Your doctor is required to record your living will in your medical file. Additionally, if your doctor determines that life-sustaining treatment or nutrition and hydration should end, your doctor must make a good faith effort using reasonable diligence to contact the people identified in your living will. The people you choose as contacts in your advance directives are given a very specific responsibility if they believe a mistake is being made and that your doctor’s determinations are incorrect or that your intention for withdrawal of treatment aren’t being followed. They have 48 hours to tell the doctor that they disagree with the decision. Within two business days after that, they must file a complaint (a lawsuit) in the probate court in the county which you are located at the time your advance directive is being used. If your contacts do not file the complaint in the probate court, their objection is ignored and your advance directive is followed according to how it is written.

The probate court can overturn the decision of your doctor for the following reasons:

  • You are not in a terminal condition or permanently unconscious.
  • You are able to make informed decisions (in whatever manner) about your health care.
  • You are likely to regain consciousness.
  • The action being taken by your doctors is not authorized by your advance directives.
  • You were not a sound mind or were under undue influence on your advance directives were signed.
  • Your advance directives are legally defective.

Next, you might wonder what happens if the doctor cannot reach the people you’ve asked her to contact. For example, what happens if the people you told your doctor to contact have died? The law provides a priority list of people to contact in this circumstance. In the following order, healthcare professionals must contact: your guardian, your spouse, your adult children, your parents, or your adult siblings (or majority of them). Healthcare professionals must make good faith efforts using reasonable diligence to contact people in that order. They are not allowed to skip between people on the list. Any failure to make contact must be noted in your medical file.

The priority list of contacts ensures that there is always someone who can oversee your doctor decisions, but that’s not all. The person contacted has a right to object to the decisions made by your healthcare providers, and so does any person who is next in line of priority to that person. So even if the people you name as contacts do not object, other people may have the right to object instead. All objections must be made according to the procedures described above.

It should give you additional peace of mind to know that you may revoke a living will at any time in any way by advising your doctor. You can also advise other people that you want to revoke your living will and tell them to let your doctor know. Your doctor is allowed to rely on what they say. You are not required to put your revocation in writing (although it may be wise to do so).

You can make your intentions about withholding CPR known in your living will. You can also do so by using a bracelet, necklace, or wallet card approved by the Ohio Department of Health. If you have a DNR order using these devices, you can revoke that by destroying the wallet card or removing the necklace or bracelet. If you revoke a living will, it revokes the DNR order contained in that living will.

The decision to let healthcare professionals know in advance that you do not want life-sustaining treatment or CPR is an intensely personal, and sometimes, spiritual decision.

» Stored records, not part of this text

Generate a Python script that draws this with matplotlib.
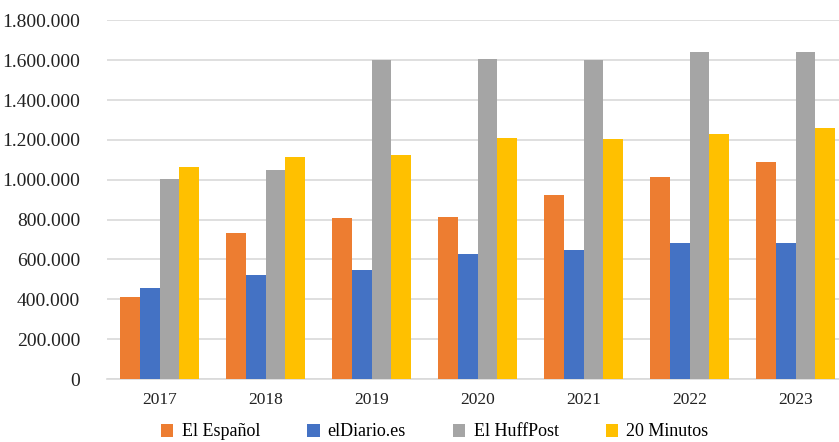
import numpy as np
import matplotlib.pyplot as plt
from matplotlib.ticker import FuncFormatter

plt.rcParams['font.family'] = ['Liberation Serif', 'DejaVu Serif']

# Data
years = ['2017', '2018', '2019', '2020', '2021', '2022', '2023']
el_espanol = [410000, 735000, 808000, 815000, 922000, 1012000, 1088000]
eldiario = [455000, 520000, 545000, 625000, 645000, 680000, 680000]
huffpost = [1003000, 1047000, 1600000, 1606000, 1601000, 1641000, 1641000]
minutos20 = [1062000, 1116000, 1126000, 1210000, 1205000, 1230000, 1260000]

series = [
    ('El Español', el_espanol, '#ED7D31'),
    ('elDiario.es', eldiario, '#4472C4'),
    ('El HuffPost', huffpost, '#A5A5A5'),
    ('20 Minutos', minutos20, '#FFC000'),
]

fig = plt.figure(figsize=(8.39, 4.42), dpi=100)
ax = fig.add_axes([106.5 / 839, 1 - 379 / 442, 742 / 839, (379 - 20.3) / 442])

x = np.arange(len(years))
w = 0.187
for i, (name, vals, col) in enumerate(series):
    ax.bar(x + (i - 1.5) * w, vals, w, color=col, label=name, zorder=3)

ax.set_xlim(-0.5, len(years) - 0.5)
ax.set_ylim(0, 1800000)
ax.set_yticks(np.arange(0, 1800001, 200000))
ax.yaxis.set_major_formatter(FuncFormatter(lambda v, p: f'{int(v):,}'.replace(',', '.')))
ax.set_xticks(x)
ax.set_xticklabels(years)

ax.grid(axis='y', color='#d9d9d9', linewidth=1.2, zorder=0)
for s in ['top', 'right', 'left']:
    ax.spines[s].set_visible(False)
ax.spines['bottom'].set_color('#d9d9d9')
ax.spines['bottom'].set_linewidth(1.2)
ax.tick_params(axis='y', length=0, labelsize=14, colors='#222222', pad=19)
ax.tick_params(axis='x', length=0, labelsize=12.5, colors='#222222', pad=9)

fig.legend(loc='center', bbox_to_anchor=(0.518, 1 - 432 / 442), ncol=4, frameon=False,
           fontsize=13, handlelength=0.7, handleheight=0.7, columnspacing=2.6,
           handletextpad=0.45)

fig.savefig('out.png', dpi=100)
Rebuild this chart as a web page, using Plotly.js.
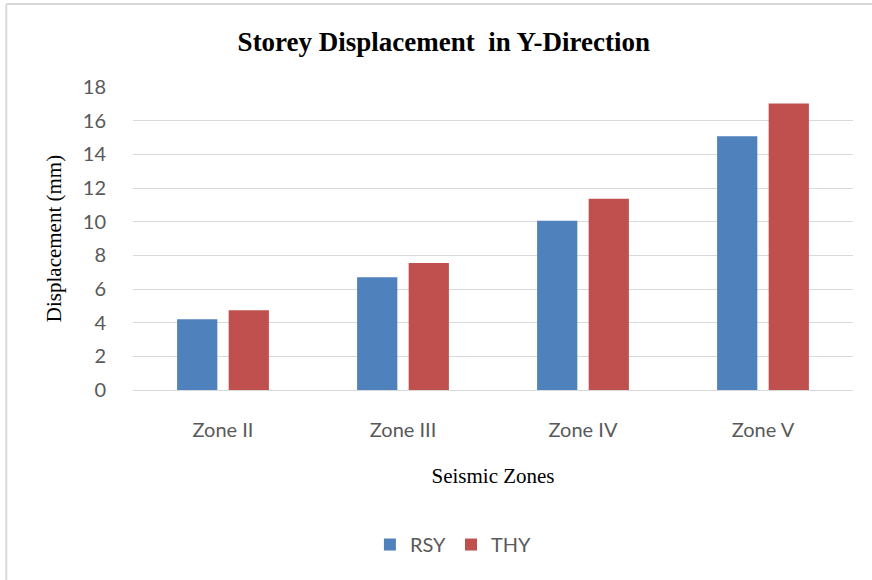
<!DOCTYPE html>
<html>
<head>
<meta charset="utf-8">
<script src="https://cdn.plot.ly/plotly-3.0.1.min.js"></script>
<style>html,body{margin:0;padding:0;background:#fff;}#chart{width:872px;height:580px;}</style>
</head>
<body>
<div id="chart"></div>
<script>
var zones = ["Zone II", "Zone III", "Zone IV", "Zone V"];
var rsy = [4.20, 6.70, 10.05, 15.08];
var thy = [4.74, 7.55, 11.36, 17.02];
var yTicks = [0, 2, 4, 6, 8, 10, 12, 14, 16, 18];

var traces = [
  {type: "bar", name: "RSY", x: zones, y: rsy, marker: {color: "#4F81BD", line: {width: 0}}, hoverinfo: "none"},
  {type: "bar", name: "THY", x: zones, y: thy, marker: {color: "#C0504D", line: {width: 0}}, hoverinfo: "none"}
];

var tickFont = {family: "Lato, 'Open Sans', sans-serif", size: 20, color: "#595959"};
var serif = "'Liberation Serif', 'Times New Roman', serif";

var layout = {
  width: 872, height: 580,
  margin: {l: 133, r: 19, t: 87, b: 190},
  paper_bgcolor: "#ffffff", plot_bgcolor: "#ffffff",
  barmode: "group", bargap: 0.427, bargroupgap: 0.22,
  showlegend: true,
  title: {text: "<b>Storey Displacement\u00a0 in Y-Direction</b>", font: {family: serif, size: 27, color: "#000"}, x: 0.509, xanchor: "center", y: 0.928, yanchor: "middle"},
  xaxis: {
    type: "category", showgrid: false, zeroline: false,
    showline: true, linecolor: "#d9d9d9", linewidth: 1,
    ticks: "outside", ticklen: 22, tickcolor: "rgba(0,0,0,0)",
    tickfont: tickFont,
    title: {text: "Seismic Zones", font: {family: serif, size: 21, color: "#000"}, standoff: 28}
  },
  yaxis: {
    range: [0, 18], tickvals: yTicks, ticktext: yTicks.map(String),
    showgrid: true, gridcolor: "#d9d9d9", gridwidth: 1, zeroline: false,
    showline: false, ticks: "outside", ticklen: 22, tickcolor: "rgba(0,0,0,0)",
    tickfont: tickFont,
    title: {text: "Displacement (mm)", font: {family: serif, size: 21, color: "#000"}, standoff: 15}
  },
  legend: {orientation: "h", x: 0.445, xanchor: "center", y: -0.51, yanchor: "middle", font: {family: "Lato, 'Open Sans', sans-serif", size: 20, color: "#595959"}, itemwidth: 30, traceorder: "normal"},
  shapes: [
    {type: "line", xref: "paper", yref: "paper", x0: -0.176, x1: -0.176, y0: 1.274, y1: -0.63, line: {color: "#d9d9d9", width: 2}},
    {type: "line", xref: "paper", yref: "paper", x0: -0.176, x1: 1.03, y0: 1.274, y1: 1.274, line: {color: "#d9d9d9", width: 2}}
  ]
};

Plotly.newPlot("chart", traces, layout, {displayModeBar: false, staticPlot: true});
</script>
</body>
</html>
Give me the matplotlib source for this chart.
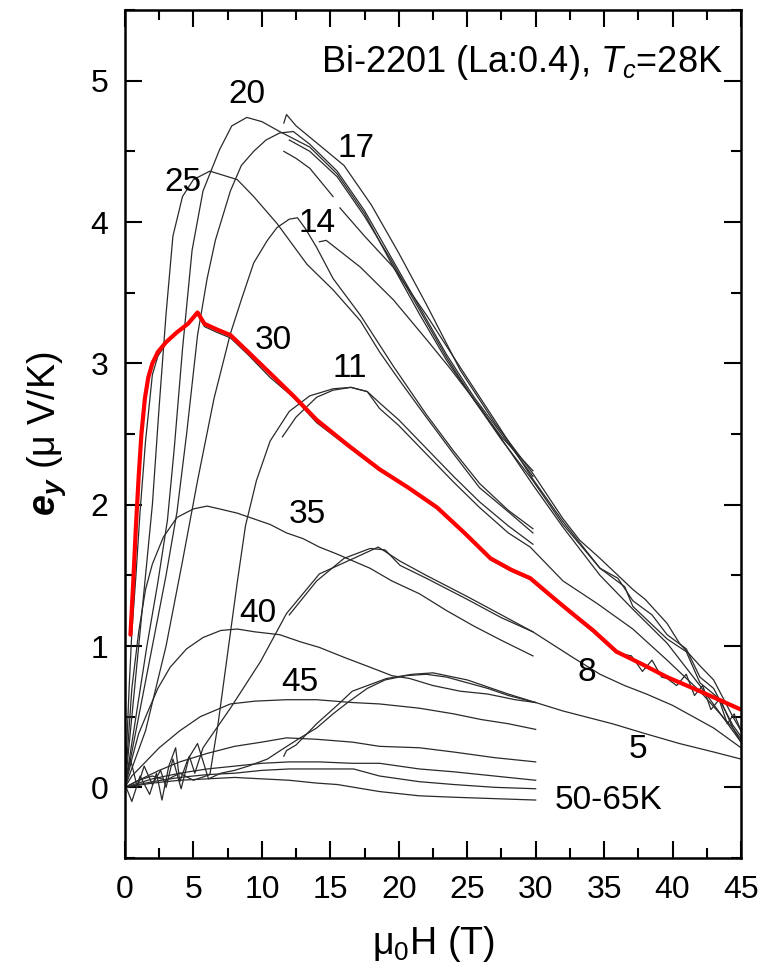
import matplotlib
matplotlib.use("Agg")
import matplotlib.pyplot as plt
from matplotlib.ticker import MultipleLocator

plt.rcParams['font.family'] = ['Liberation Sans', 'DejaVu Sans']
plt.rcParams['mathtext.fontset'] = 'custom'
plt.rcParams['mathtext.rm'] = 'Liberation Sans'
plt.rcParams['mathtext.it'] = 'Liberation Sans:italic'
plt.rcParams['mathtext.bf'] = 'Liberation Sans:italic:bold'

# ---------------- data (field in T, e_y in uV/K) ----------------
H_30 = [0, 0.15, 0.3, 0.5, 0.8, 1.1, 1.5, 2.0, 2.4, 3.0, 3.8, 4.6, 5.3, 5.8, 6.7, 7.7, 9.0, 10.6, 12.3,
        14.0, 16.3, 18.6, 20.7, 22.8, 24.8, 26.7, 28.2, 29.6, 31.3, 32.8, 34.2, 35.9, 37.0, 37.8, 38.5,
        39.2, 39.6, 40.3, 41.0, 41.6, 42.2, 42.8, 43.4, 44.0, 44.5, 45.0]
e_30 = [0, 0.35, 0.7, 1.1, 1.5, 1.95, 2.45, 2.92, 3.05, 3.14, 3.22, 3.28, 3.36, 3.26, 3.22, 3.18, 3.06, 2.9,
        2.76, 2.58, 2.41, 2.24, 2.12, 1.97, 1.8, 1.61, 1.53, 1.47, 1.33, 1.21, 1.1, 0.95, 0.93, 0.82, 0.9,
        0.78, 0.77, 0.72, 0.8, 0.65, 0.72, 0.55, 0.62, 0.45, 0.52, 0.4]

H_30fit = [0.4, 0.6, 0.8, 1.0, 1.2, 1.45, 1.7, 2.0, 2.4, 3.0, 3.8, 4.6, 5.3, 5.8, 6.7, 7.7, 9.0, 10.6,
           12.3, 14.0, 16.3, 18.6, 20.7, 22.8, 24.8, 26.7, 28.2, 29.6, 31.3, 32.8, 34.2, 35.9, 37.8,
           39.6, 42.0, 45.0]
e_30fit = [1.08, 1.45, 1.85, 2.2, 2.5, 2.75, 2.9, 3.0, 3.08, 3.15, 3.22, 3.28, 3.36, 3.28, 3.24, 3.2,
           3.08, 2.93, 2.77, 2.6, 2.42, 2.25, 2.12, 1.98, 1.8, 1.62, 1.54, 1.48, 1.34, 1.22, 1.11, 0.96,
           0.87, 0.78, 0.68, 0.55]

H_25 = [0, 0.5, 1.0, 1.5, 2.0, 2.5, 3.0, 3.5, 4.2, 5.0, 6.2, 7.2, 8.2, 9.4, 11.1, 13.3, 15.2, 17.2, 18.6,
        19.9, 22.0, 24.0, 25.9, 28.0, 29.8]
e_25 = [0, 0.5, 1.0, 1.5, 2.0, 2.7, 3.35, 3.9, 4.18, 4.3, 4.36, 4.33, 4.3, 4.18, 3.99, 3.7, 3.52, 3.3, 3.08,
        2.9, 2.62, 2.36, 2.12, 1.95, 1.8]

H_20 = [0, 0.8, 1.6, 2.4, 3.1, 3.6, 4.2, 4.9, 5.7, 6.9, 7.8, 8.9, 10.0, 11.3, 13.5, 15.5, 17.5, 19.5, 21.5,
        23.5, 25.5, 27.5, 29.8]
e_20 = [0, 0.5, 1.0, 1.45, 1.89, 2.4, 3.1, 3.8, 4.22, 4.51, 4.68, 4.74, 4.71, 4.64, 4.53, 4.34, 4.06, 3.7,
        3.35, 3.02, 2.74, 2.48, 2.24]

H_17 = [0, 1.0, 2.0, 3.0, 3.8, 4.5, 5.3, 6.0, 6.6, 7.7, 8.5, 9.4, 10.3, 11.3, 12.3, 13.5, 15.5, 17.5, 19.5,
        21.5, 23.5, 25.5, 27.5, 29.8]
e_17 = [0, 0.5, 1.0, 1.5, 1.95, 2.5, 3.2, 3.6, 3.87, 4.22, 4.4, 4.5, 4.58, 4.63, 4.64, 4.55, 4.36, 4.08,
        3.74, 3.4, 3.06, 2.76, 2.5, 2.2]

H_14 = [0, 1.5, 3.0, 4.2, 5.3, 6.5, 7.7, 8.5, 9.4, 10.4, 11.1, 12.0, 12.6, 13.2, 14.0, 15.2, 17.2, 19.6,
        22.0, 24.0, 25.9, 28.0, 29.8]
e_14 = [0, 0.4, 1.0, 1.6, 2.17, 2.75, 3.21, 3.45, 3.71, 3.87, 3.96, 4.02, 4.03, 3.95, 3.82, 3.6, 3.34,
        2.98, 2.64, 2.38, 2.15, 1.96, 1.83]

H_11 = [0, 1, 2, 3, 4, 5, 6.2, 6.8, 7.5, 8.2, 8.8, 9.6, 10.6, 12.0, 13.5, 15.2, 16.5, 17.7, 18.6, 20, 22,
        24, 25.9, 28, 29.8]
e_11 = [0, 0.05, 0.08, 0.05, 0.1, 0.05, 0.09, 0.45, 0.95, 1.45, 1.85, 2.17, 2.45, 2.66, 2.77, 2.82, 2.83,
        2.8, 2.72, 2.6, 2.4, 2.2, 2.02, 1.85, 1.72]

H_8 = [0, 0.4, 0.9, 1.4, 2.0, 2.6, 3.0, 3.5, 4.1, 4.7, 5.1, 5.7, 7.7, 9.9, 11.8, 14.2, 16.7, 18.5, 20.1,
       22.0, 25.0, 27.5, 29.8]
e_8 = [0.05, 0.2, 0.0, 0.15, 0.02, 0.12, 0.0, 0.2, -0.01, 0.22, 0.1, 0.28, 0.56, 0.89, 1.23, 1.51, 1.62,
       1.7, 1.6, 1.5, 1.35, 1.22, 1.1]

H_5 = [0, 0.5, 1.1, 1.8, 2.3, 2.7, 3.2, 3.7, 4.0, 4.6, 5.3, 6.1, 7, 8, 9, 10.4, 11.5, 12.8, 14.0, 15.2,
       16.4, 17.7, 19.0, 20.5, 22.0, 23.5, 25.0, 26.5, 28.0, 30.0]
e_5 = [0.02, -0.1, 0.08, -0.05, 0.1, -0.09, 0.15, 0.28, 0.04, 0.2, 0.31, 0.06, 0.1, 0.12, 0.15, 0.2,
       0.27, 0.35, 0.42, 0.52, 0.61, 0.7, 0.76, 0.79, 0.8, 0.78, 0.74, 0.7, 0.65, 0.6]

H_35 = [0, 0.5, 1.0, 1.5, 2.0, 2.8, 3.8, 5.0, 6.0, 6.9, 8.2, 9.4, 10.6, 11.8, 13, 14.2, 15.5, 16.7, 17.9,
        19.5, 21.5, 23.5, 25.5, 27.5, 29.8]
e_35 = [0, 0.7, 1.1, 1.4, 1.58, 1.77, 1.91, 1.97, 1.99, 1.97, 1.94, 1.9, 1.86, 1.8, 1.76, 1.7, 1.65, 1.6,
        1.55, 1.46, 1.37, 1.25, 1.14, 1.04, 0.93]

H_40 = [0, 0.5, 1.0, 1.6, 2.4, 3.3, 4.5, 5.7, 7, 8.2, 9.5, 11.3, 12.8, 14.2, 16, 17.9, 19.5, 20.8, 22.5,
        24.5, 26.5, 28.5, 30]
e_40 = [0, 0.2, 0.38, 0.52, 0.7, 0.85, 0.98, 1.06, 1.11, 1.12, 1.1, 1.08, 1.03, 0.99, 0.92, 0.85, 0.79,
        0.77, 0.72, 0.68, 0.66, 0.62, 0.6]

H_45 = [0, 0.5, 1.2, 2.5, 4, 5.5, 7.7, 9.5, 11.8, 14, 16.6, 18.6, 21.5, 24, 26, 28, 30]
e_45 = [0, 0.08, 0.15, 0.28, 0.4, 0.5, 0.59, 0.61, 0.62, 0.62, 0.6, 0.59, 0.56, 0.52, 0.48, 0.45, 0.41]

H_50 = [0, 1, 2.5, 4, 6, 8, 10, 11.8, 14, 16.6, 18.6, 21.5, 24, 27, 30]
e_50 = [0, 0.05, 0.12, 0.18, 0.24, 0.29, 0.32, 0.35, 0.34, 0.32, 0.29, 0.28, 0.25, 0.21, 0.18]
H_55 = [0, 2, 4, 6, 8, 10, 12, 14.2, 16.6, 18.6, 21.5, 24, 27, 30]
e_55 = [0, 0.06, 0.1, 0.13, 0.15, 0.17, 0.18, 0.18, 0.17, 0.17, 0.13, 0.11, 0.08, 0.05]
H_60 = [0, 2, 4, 6, 8, 10, 12, 14, 16.7, 18.6, 21.5, 24, 27, 30]
e_60 = [0, 0.04, 0.07, 0.09, 0.1, 0.12, 0.13, 0.13, 0.13, 0.08, 0.04, 0.02, 0.0, -0.01]
H_65 = [0, 2, 4, 6, 8, 10, 12, 14, 15.5, 18.6, 21.5, 24, 27, 30]
e_65 = [0, 0.03, 0.05, 0.06, 0.07, 0.06, 0.05, 0.03, 0.02, -0.03, -0.06, -0.07, -0.08, -0.09]

# pulsed-field traces
H_p17a = [11.6, 11.8, 12.5, 14.0, 16.0, 18.0, 20.0, 22.0, 24.5, 27.0, 29.8, 32.0, 33.2, 34.7, 37.1, 38.0,
          39.6, 40.5, 42.0, 43.0, 44.4, 45.0]
e_p17a = [4.7, 4.76, 4.68, 4.56, 4.4, 4.12, 3.78, 3.42, 2.95, 2.58, 2.22, 1.9, 1.75, 1.62, 1.4, 1.33,
          1.16, 1.02, 0.86, 0.76, 0.5, 0.4]
H_p17b = [12.0, 13.5, 15.5, 17.5, 19.5, 21.5, 23.5, 25.5, 27.5, 29.8, 32.0, 34.7, 36.0, 37.1, 38.5, 39.6,
          41.0, 42.0, 43.0, 44.4, 45.0]
e_p17b = [4.58, 4.5, 4.32, 4.04, 3.72, 3.38, 3.04, 2.74, 2.46, 2.17, 1.86, 1.55, 1.48, 1.32, 1.22, 1.08,
          0.98, 0.78, 0.7, 0.44, 0.36]
H_p14a = [11.6, 12.5, 13.5, 15.2]
e_p14a = [4.5, 4.45, 4.38, 4.18]
H_p14b = [15.7, 17.5, 19.6, 22.1, 24.5, 27.0, 29.8, 32.0, 34.7, 36.5, 37.1, 39.6, 41.0, 42.0, 43.5,
          44.4, 45.0]
e_p14b = [4.1, 3.9, 3.68, 3.33, 2.97, 2.6, 2.18, 1.88, 1.55, 1.42, 1.28, 1.05, 0.96, 0.74, 0.62,
          0.42, 0.34]
H_p14c = [14.2, 14.7, 17.2, 19.6, 22.1, 23.7, 26.0, 29.8, 32.0, 34.7, 37.1, 39.6, 42.0, 44.4, 45.0]
e_p14c = [3.86, 3.87, 3.68, 3.45, 3.16, 2.97, 2.68, 2.14, 1.84, 1.5, 1.26, 1.02, 0.72, 0.4, 0.32]
H_p11 = [11.5, 12.5, 14.0, 15.2, 16.5, 17.7, 18.6, 20, 22, 24, 25.9, 28, 29.6, 32, 34.5, 37.1, 39.6,
         42, 44.4, 45]
e_p11 = [2.48, 2.62, 2.76, 2.81, 2.83, 2.8, 2.68, 2.56, 2.36, 2.16, 1.98, 1.8, 1.7, 1.46, 1.3, 1.12,
         0.9, 0.68, 0.42, 0.32]
H_p8 = [12.0, 14.0, 16.0, 17.9, 19.0, 20.1, 22.0, 25.0, 27.5, 29.8, 32.7, 34.7, 36.5, 38.1, 40.0, 41.5,
        43.0, 44.0, 45.0]
e_p8 = [1.22, 1.46, 1.62, 1.69, 1.68, 1.57, 1.48, 1.33, 1.2, 1.1, 0.92, 0.8, 0.72, 0.66, 0.58, 0.5,
        0.42, 0.35, 0.28]
H_p5 = [11.6, 11.8, 12.5, 14.0, 15.5, 16.6, 19.1, 21.0, 22.5, 25.0, 28.0, 30.0, 32.0, 35.6, 38.0, 40.5,
        43.0, 45.0]
e_p5 = [0.22, 0.26, 0.3, 0.45, 0.58, 0.68, 0.77, 0.8, 0.81, 0.76, 0.66, 0.6, 0.54, 0.45, 0.38, 0.31,
        0.25, 0.2]

curves = [(H_30, e_30), (H_25, e_25), (H_20, e_20), (H_17, e_17), (H_14, e_14), (H_11, e_11),
          (H_8, e_8), (H_5, e_5), (H_35, e_35), (H_40, e_40), (H_45, e_45), (H_50, e_50),
          (H_55, e_55), (H_60, e_60), (H_65, e_65), (H_p17a, e_p17a), (H_p17b, e_p17b),
          (H_p14a, e_p14a), (H_p14b, e_p14b), (H_p14c, e_p14c), (H_p11, e_p11), (H_p8, e_p8),
          (H_p5, e_p5)]

labels = ["20", "25", "17", "14", "30", "11", "35", "40", "45", "8", "5", "50-65K"]
label_H = [8.9, 4.2, 16.9, 14.0, 10.8, 16.4, 13.3, 9.7, 12.8, 33.7, 37.5, 35.3]
label_e = [4.9, 4.28, 4.52, 3.99, 3.16, 2.96, 1.93, 1.23, 0.74, 0.81, 0.27, -0.09]

# ---------------- figure ----------------
fig = plt.figure(figsize=(7.61, 9.77), dpi=100)
ax = fig.add_axes([125 / 761, 1 - 858 / 977, 616 / 761, 848 / 977])

for H, e in curves:
    ax.plot(H, e, color='#2a2a2a', lw=0.9, solid_joinstyle='round')
ax.plot(H_30fit, e_30fit, color='#ff0000', lw=3.0, solid_capstyle='round', solid_joinstyle='round')

for t, x, y in zip(labels, label_H, label_e):
    ax.text(x, y, t, fontsize=24, ha='center', va='center')

ax.text(43.7, 5.13, r'Bi-2201 (La:0.4), $T_c$=28K', fontsize=26, ha='right', va='center')

ax.set_xlim(0, 45)
ax.set_ylim(-0.5, 5.5)
ax.xaxis.set_major_locator(MultipleLocator(5))
ax.xaxis.set_minor_locator(MultipleLocator(2.5))
ax.yaxis.set_major_locator(MultipleLocator(1))
ax.yaxis.set_minor_locator(MultipleLocator(0.5))
ax.tick_params(which='both', direction='in', top=True, right=True, width=1.5, labelsize=23)
ax.tick_params(which='major', length=12, pad=12)
ax.tick_params(which='minor', length=7)
for s in ax.spines.values():
    s.set_linewidth(1.8)

ax.set_xlabel('μ$_0$H (T)', fontsize=27, labelpad=14)
ax.set_ylabel(r'$\mathbf{e_y}$ (μ V/K)', fontsize=27, labelpad=16)

fig.savefig('out.png', dpi=100)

It should not be taken lightly. It is a decision that you should discuss with your family members and other advisors. Once you complete your advance directives you should make sure others know. If there is something in your life that causes you to change your mind about withholding life-sustaining treatment, you should make that known others as soon as possible. If instead you are afraid that someone may make a mistake and no one will be there to stop it, you should be sure to name reliable contact people who understand your wishes. In the unlikely event that there is disagreement about withholding life-sustaining treatment, the law gives those people plenty of tools to use to protect your interests.